Sunday, June 7, 2009

Haiku

I'm considering writing a haiku for each important person that I've met thus far. I was inspired to do so by a haiku posted on my new fridge:

Lady on the bus.
You fuck all your friends when drunk,
Now the whole bus knows.


I have some rough ideas for pretty much everyone. This one is for Jimmy MacCarthy, a fellow Bostonian sporting many different articles of Sox attire. We met as I exited the bathroom at a bar called The Broken Record.

You lived in D-town.
We drunkenly shook hands thrice.
"You rep Boston good."


Jose is a beer vendor from the Mission that knows ridiculous amounts about every topic I mentioned.

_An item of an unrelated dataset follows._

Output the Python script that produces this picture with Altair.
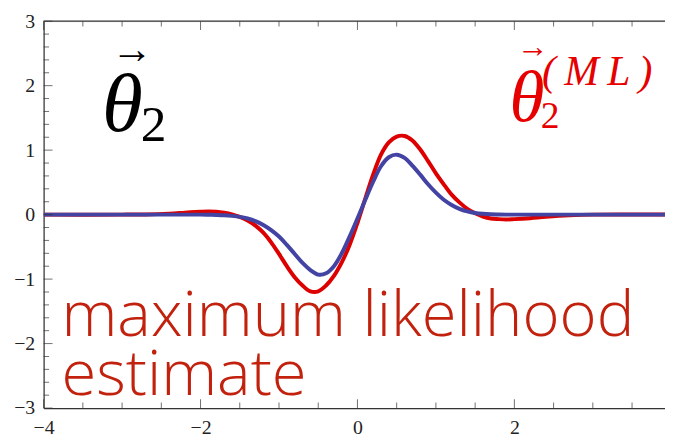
import altair as alt
import pandas as pd

# ---- data ----
X = [-4.0, -3.0, -2.7, -2.4, -2.2, -2.0, -1.9, -1.8, -1.7, -1.6, -1.5, -1.4, -1.3, -1.2, -1.1,
     -1.0, -0.9, -0.8, -0.7, -0.6, -0.5, -0.4, -0.3, -0.2, -0.1, 0.0, 0.1, 0.2, 0.3, 0.4,
     0.5, 0.6, 0.7, 0.8, 0.9, 1.0, 1.1, 1.2, 1.3, 1.4, 1.5, 1.6, 1.7, 1.8, 1.9, 2.0,
     2.2, 2.4, 2.7, 3.0, 4.0]
RED = [0.0, 0.0, 0.003, 0.015, 0.03, 0.045, 0.05, 0.045, 0.03, 0.005, -0.035, -0.09, -0.17, -0.28, -0.43,
       -0.61, -0.80, -0.97, -1.10, -1.19, -1.19, -1.10, -0.95, -0.74, -0.47, -0.13, 0.25, 0.62, 0.93, 1.12,
       1.21, 1.22, 1.15, 1.01, 0.83, 0.64, 0.47, 0.31, 0.19, 0.09, 0.02, -0.03, -0.06, -0.07, -0.075, -0.07,
       -0.055, -0.035, -0.012, 0.0, 0.0]
BLUE = [0.0, 0.0, 0.0, 0.0, 0.0, 0.0, -0.002, -0.005, -0.01, -0.02, -0.035, -0.06, -0.10, -0.16, -0.24,
        -0.34, -0.47, -0.61, -0.75, -0.86, -0.93, -0.91, -0.80, -0.60, -0.34, -0.06, 0.23, 0.51, 0.75, 0.89,
        0.93, 0.88, 0.76, 0.62, 0.47, 0.34, 0.23, 0.15, 0.09, 0.05, 0.025, 0.012, 0.005, 0.002, 0.0, 0.0,
        0.0, 0.0, 0.0, 0.0, 0.0]

X_MAJOR = [-4, -2, 0, 2]
X_MINOR = [-3.5, -3, -2.5, -1.5, -1, -0.5, 0.5, 1, 1.5, 2.5, 3, 3.5]
Y_MAJOR = [-3, -2, -1, 0, 1, 2, 3]
Y_MINOR = [-2.8, -2.6, -2.4, -2.2, -1.8, -1.6, -1.4, -1.2, -0.8, -0.6, -0.4, -0.2,
           0.2, 0.4, 0.6, 0.8, 1.2, 1.4, 1.6, 1.8, 2.2, 2.4, 2.6, 2.8]

# ---- styling ----
W, H = 628, 391
AX = "#333333"
RED_C = "#DD0000"
BLUE_C = "#4343A3"
TXT_RED = "#E60000"
ANN_RED = "#C2210E"
SERIF = "Liberation Serif"

xs = alt.Scale(domain=[-4, 3.92], nice=False, zero=False)
ys = alt.Scale(domain=[-3, 3], nice=False, zero=False)

x_axis = alt.Axis(values=X_MAJOR, format="d", ticks=False, grid=False, title=None, labelPadding=10,
                  labelFont=SERIF, labelFontSize=20, labelColor="#222", domainColor=AX,
                  domainWidth=1.2, labelFlush=False)
y_axis = alt.Axis(values=Y_MAJOR, format="d", ticks=False, grid=False, title=None, labelPadding=9,
                  labelFont=SERIF, labelFontSize=20, labelColor="#222", domainColor=AX,
                  domainWidth=1.2)

df = pd.DataFrame({"x": X, "red": RED, "blue": BLUE})

red_line = alt.Chart(df).mark_line(color=RED_C, strokeWidth=4, interpolate="catmull-rom", clip=True).encode(
    x=alt.X("x:Q", scale=xs, axis=x_axis),
    y=alt.Y("red:Q", scale=ys, axis=y_axis),
)
blue_line = alt.Chart(df).mark_line(color=BLUE_C, strokeWidth=4, interpolate="catmull-rom", clip=True).encode(
    x=alt.X("x:Q", scale=xs),
    y=alt.Y("blue:Q", scale=ys),
)


def yticks(vals, length):
    return alt.Chart(pd.DataFrame({"v": vals})).mark_tick(
        orient="horizontal", color=AX, thickness=1, size=length).encode(
        y=alt.Y("v:Q", scale=ys), x=alt.value(length / 2))


def xticks(vals, length, top):
    ypos = length / 2 if top else H - length / 2
    return alt.Chart(pd.DataFrame({"v": vals})).mark_tick(
        orient="vertical", color=AX, thickness=1, size=length).encode(
        x=alt.X("v:Q", scale=xs), y=alt.value(ypos))


top_rule = alt.Chart(pd.DataFrame({"v": [0]})).mark_rule(color=AX, strokeWidth=1.2).encode(
    x=alt.value(0), x2=alt.value(W), y=alt.value(0))


def label(x, y, text, size, color, font=SERIF, style="normal", align="left", weight="normal"):
    return alt.Chart(pd.DataFrame({"x": [x], "y": [y], "t": [text]})).mark_text(
        font=font, fontSize=size, color=color, fontStyle=style, align=align,
        baseline="alphabetic", fontWeight=weight).encode(
        x=alt.X("x:Q", scale=xs), y=alt.Y("y:Q", scale=ys), text="t:N")


ann = [
    label(-3.773, -1.879, "maximum likelihood", 64, ANN_RED, font="Open Sans", weight=300),
    label(-3.773, -2.799, "estimate", 64, ANN_RED, font="Open Sans", weight=300),
    label(-3.256, 1.296, "θ", 84, "black", style="italic"),
    label(-2.763, 1.143, "2", 52, "black"),
    label(-2.872, 2.355, "→", 42, "black", align="center"),
    label(1.938, 1.449, "θ", 72, TXT_RED, style="italic"),
    label(2.335, 1.342, "2", 38, TXT_RED),
    label(2.234, 2.45, "→", 32, TXT_RED, align="center"),
    label(2.353, 2.017, "(\u2009M\u2009L\u2009)", 42, TXT_RED, style="italic"),
]

chart = alt.layer(
    *ann, red_line, blue_line,
    yticks(Y_MAJOR, 9), yticks(Y_MINOR, 5.5),
    xticks(X_MAJOR, 9, False), xticks(X_MINOR, 5.5, False),
    xticks(X_MAJOR, 9, True), xticks(X_MINOR, 5.5, True),
    top_rule,
).properties(
    width=W, height=H,
    padding={"left": 36, "top": 11, "right": 0, "bottom": 33},
    autosize=alt.AutoSizeParams(type="none"),
).configure_view(stroke=None).configure(background="white")

chart.save("out.html", embed_options={"renderer": "svg", "actions": False})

We talked about Mo Vaughn, Phillip Seymour Hoffman's early works, Six Point Brewing Company, Mormonism, earthquakes, etc. He was cutting up newspaper clippings at an Irish bar in a largely Hispanic neighborhood.

Something in your teeth,
Is pink and looks like putty.
So irritating.


Rory was born and raised in Dublin and is living here illegally. He works as a mason and for a moving company in San Francisco and has been miserably doing so for 4 years. His friend wanted to buy coke off of me, and was let down by the fact that I didn't have any. I guess being Irish in San Francisco means that you have access to coke. We obviously met at a bar.

You wrote your number,
On a paper I threw out.
Your girlfriend was cute.


I took a random sequence of buses yesterday, and it took me to the most expensive area of the city. It's called The Marina, and there was a bumpin' festival going on. This area of town is incomparable to any area of Boston, but sort of reminds me of a Newbury St/Beacon Hill fusion on the beach. Twenty-something year old snotty rich kids were running rampant with their Ferragamo shoes and Prada sunglasses. By the time I got there, it was 2pm and the healthy majority of people were drunk. In my travels, a drunk Asian kid (of a similar build to mine) lightly tapped me in the face with his digital camera and snapped a picture. I slapped it out of his hands and walked away.

Wanted to punch you.
Very satisfied with my choice,
To break your camera.


I have 4 more, but after revisiting them, I noticed that they could come across as mildly offensive. I need to re-work them for a PG audience.

Also: I was rocked by the sun yesterday and have a nasty sunburn on my face and neck, leaving to me resemble a tomato.